In the 1880's Mürger's vie de bôhème was transplanted into artists' colonies in Fontainebleau, Normandy and Brittany. With the publication of Blanche Willis Howard's romantic fiction Guenn, in 1884 - the story of a love affair between a peasant girl and a young American painter - Concarneau became the destination of choice. The pretty fishing port had welcomed artists since the sixties, but now its hotels were full.
A few years later, subtle changes occurred in the work of British and American painters active in Brittany. Where formerly the mantra of Bastien-Lepage had swept the artists' colonies, now the styles were more diverse. Three years after Bastien-Lepage's death, those who, following the eighth and final Impressionist Exhibition, had begun to experiment with Divisionism, were painting along-side those who still sketched en plein air with broad square paintbrushes. Yet others were developing new theories, and Gaugin's Cloisonisme would emerge from Pont Aven the following year.
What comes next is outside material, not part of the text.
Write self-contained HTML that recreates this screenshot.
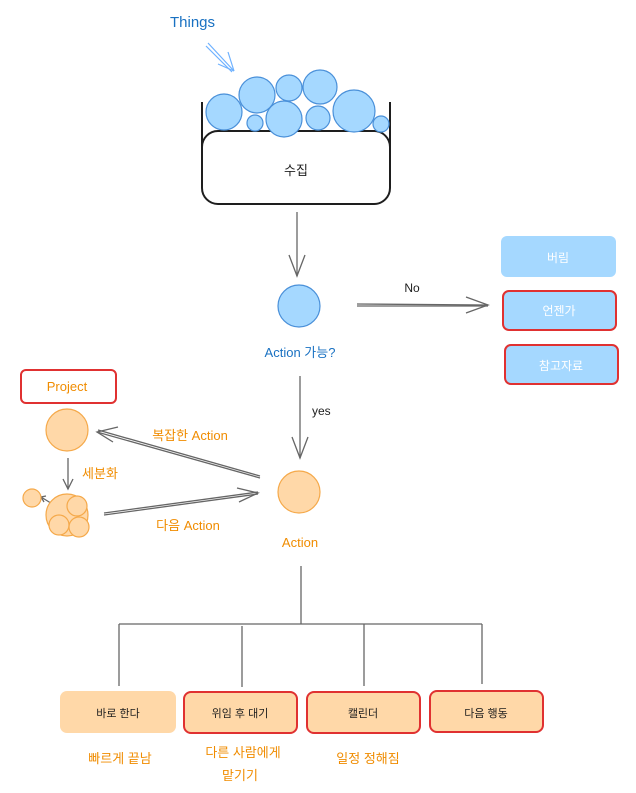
<!DOCTYPE html>
<html><head><meta charset="utf-8"><style>
html,body{margin:0;padding:0;background:#fff;}
svg{display:block;}
text{font-family:"Liberation Sans","Noto Sans CJK KR",sans-serif;}
</style></head><body>
<svg width="636" height="793" viewBox="0 0 636 793" xmlns="http://www.w3.org/2000/svg">
<!-- Things -->
<text x="170" y="27" font-size="15" fill="#1971c2">Things</text>
<g stroke="#4a9eff" stroke-width="1.2" fill="none" opacity="0.8">
<line x1="208" y1="43" x2="234" y2="71"/><line x1="206" y1="46" x2="232" y2="72"/>
<line x1="228" y1="52" x2="234" y2="71"/><line x1="218" y1="64" x2="234" y2="71"/>
</g>
<!-- container -->
<g stroke="#1e1e1e" stroke-width="2" fill="none">
<line x1="202" y1="102" x2="202" y2="150"/>
<line x1="390" y1="102" x2="390" y2="150"/>
<rect x="202" y="131" width="188" height="73" rx="16" fill="#fff"/>
</g>
<text x="296" y="175" font-size="13" text-anchor="middle" fill="#1e1e1e">수집</text>
<g fill="#a5d8ff" stroke="#4a90d9" stroke-width="1.2">
<circle cx="224" cy="112" r="18"/>
<circle cx="257" cy="95" r="18"/>
<circle cx="289" cy="88" r="13"/>
<circle cx="320" cy="87" r="17"/>
<circle cx="255" cy="123" r="8"/>
<circle cx="284" cy="119" r="18"/>
<circle cx="318" cy="118" r="12"/>
<circle cx="354" cy="111" r="21"/>
<circle cx="381" cy="124" r="8"/>
</g>
<!-- arrow down -->
<g stroke="#666" stroke-width="1.3" fill="none">
<line x1="297" y1="212" x2="297" y2="276"/>
<polyline points="289,255 297,276 305,255"/>
<line x1="300" y1="376" x2="300" y2="458"/>
<polyline points="292,437 300,458 308,437"/>
<line x1="357" y1="304" x2="488" y2="305"/><line x1="357" y1="306" x2="488" y2="306"/>
<polyline points="466,297 488,305 466,313"/>
<!-- complex action arrow -->
<line x1="260" y1="478" x2="97" y2="432"/><line x1="260" y1="476" x2="98" y2="430"/>
<polyline points="118,427 97,432 113,442"/>
<!-- next action arrow -->
<line x1="104" y1="515" x2="258" y2="494"/><line x1="104" y1="513" x2="258" y2="492"/>
<polyline points="237,488 258,493 239,502"/>
<!-- 세분화 -->
<line x1="68" y1="458" x2="68" y2="489"/>
<polyline points="63,479 68,489 73,479"/>
<line x1="54" y1="505" x2="41" y2="497"/>
<polyline points="46,496 41,497 44,502"/>
<!-- tree -->
<line x1="301" y1="566" x2="301" y2="624"/>
<line x1="119" y1="624" x2="482" y2="624"/>
<line x1="119" y1="624" x2="119" y2="686"/>
<line x1="242" y1="626" x2="242" y2="687"/>
<line x1="364" y1="624" x2="364" y2="686"/>
<line x1="482" y1="624" x2="482" y2="684"/>
</g>
<text x="412" y="292" font-size="12" fill="#1e1e1e" text-anchor="middle">No</text>
<text x="312" y="415" font-size="12" fill="#1e1e1e">yes</text>
<!-- action? circle -->
<circle cx="299" cy="306" r="21" fill="#a5d8ff" stroke="#4a90d9" stroke-width="1.2"/>
<text x="300" y="357" font-size="13" fill="#1971c2" text-anchor="middle">Action 가능?</text>
<!-- right boxes -->
<rect x="501" y="236" width="115" height="41" rx="6" fill="#a5d8ff"/>
<text x="558" y="262" font-size="12" fill="#fff" text-anchor="middle">버림</text>
<rect x="503" y="291" width="113" height="39" rx="6" fill="#a5d8ff" stroke="#e03131" stroke-width="2"/>
<text x="559" y="315" font-size="12" fill="#fff" text-anchor="middle">언젠가</text>
<rect x="505" y="345" width="113" height="39" rx="6" fill="#a5d8ff" stroke="#e03131" stroke-width="2"/>
<text x="561" y="370" font-size="12" fill="#fff" text-anchor="middle">참고자료</text>
<!-- project -->
<rect x="21" y="370" width="95" height="33" rx="5" fill="none" stroke="#e03131" stroke-width="2"/>
<text x="67" y="391" font-size="13" fill="#f08c00" text-anchor="middle">Project</text>
<g fill="#ffd8a8" stroke="#f5a94a" stroke-width="1.2">
<circle cx="67" cy="430" r="21"/>
<circle cx="32" cy="498" r="9"/>
<circle cx="67" cy="515" r="21"/>
<circle cx="77" cy="506" r="10"/>
<circle cx="59" cy="525" r="10"/>
<circle cx="79" cy="527" r="10"/>
<circle cx="299" cy="492" r="21"/>
</g>
<text x="190" y="440" font-size="13" fill="#f08c00" text-anchor="middle">복잡한 Action</text>
<text x="100" y="478" font-size="13" fill="#f08c00" text-anchor="middle">세분화</text>
<text x="188" y="530" font-size="13" fill="#f08c00" text-anchor="middle">다음 Action</text>
<text x="300" y="547" font-size="13" fill="#f08c00" text-anchor="middle">Action</text>
<!-- bottom boxes -->
<rect x="60" y="691" width="116" height="42" rx="7" fill="#ffd8a8"/>
<text x="118" y="717" font-size="11" fill="#1e1e1e" text-anchor="middle">바로 한다</text>
<rect x="184" y="692" width="113" height="41" rx="7" fill="#ffd8a8" stroke="#e03131" stroke-width="2"/>
<text x="240" y="717" font-size="11" fill="#1e1e1e" text-anchor="middle">위임 후 대기</text>
<rect x="307" y="692" width="113" height="41" rx="7" fill="#ffd8a8" stroke="#e03131" stroke-width="2"/>
<text x="363" y="717" font-size="11" fill="#1e1e1e" text-anchor="middle">캘린더</text>
<rect x="430" y="691" width="113" height="41" rx="7" fill="#ffd8a8" stroke="#e03131" stroke-width="2"/>
<text x="486" y="717" font-size="11" fill="#1e1e1e" text-anchor="middle">다음 행동</text>
<text x="120" y="763" font-size="13" fill="#f08c00" text-anchor="middle">빠르게 끝남</text>
<text x="243" y="757" font-size="13" fill="#f08c00" text-anchor="middle">다른 사람에게</text>
<text x="240" y="780" font-size="13" fill="#f08c00" text-anchor="middle">맡기기</text>
<text x="368" y="763" font-size="13" fill="#f08c00" text-anchor="middle">일정 정해짐</text>
</svg>
</body></html>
We can therefore account for the look of Samuel G Enderby's Breton Girl, by noting the lack of surface detail of a Bastien-Lepage; we also note the absence of the rigorous square brush handling of Stanhope Forbes and Henry La Thangue. Enderby, in reducing his palette to a few simple tones, is aware of Whistlerian aestheticism and has looked to the second generation realist, Alphonse Legros, as a mentor. Throughout the 1870's Legros, while teaching at South Kensington and the Slade School, returned regularly to the coastal villages of northern France for inspiration, producing numerous paintings, drawings and etchings of boulonnaises (fig 1). Frequently shown in the act of almsgiving, or at prayer, these women, the stoic wives of local fishermen, have that austere beauty found in Enderby's Breton Girl.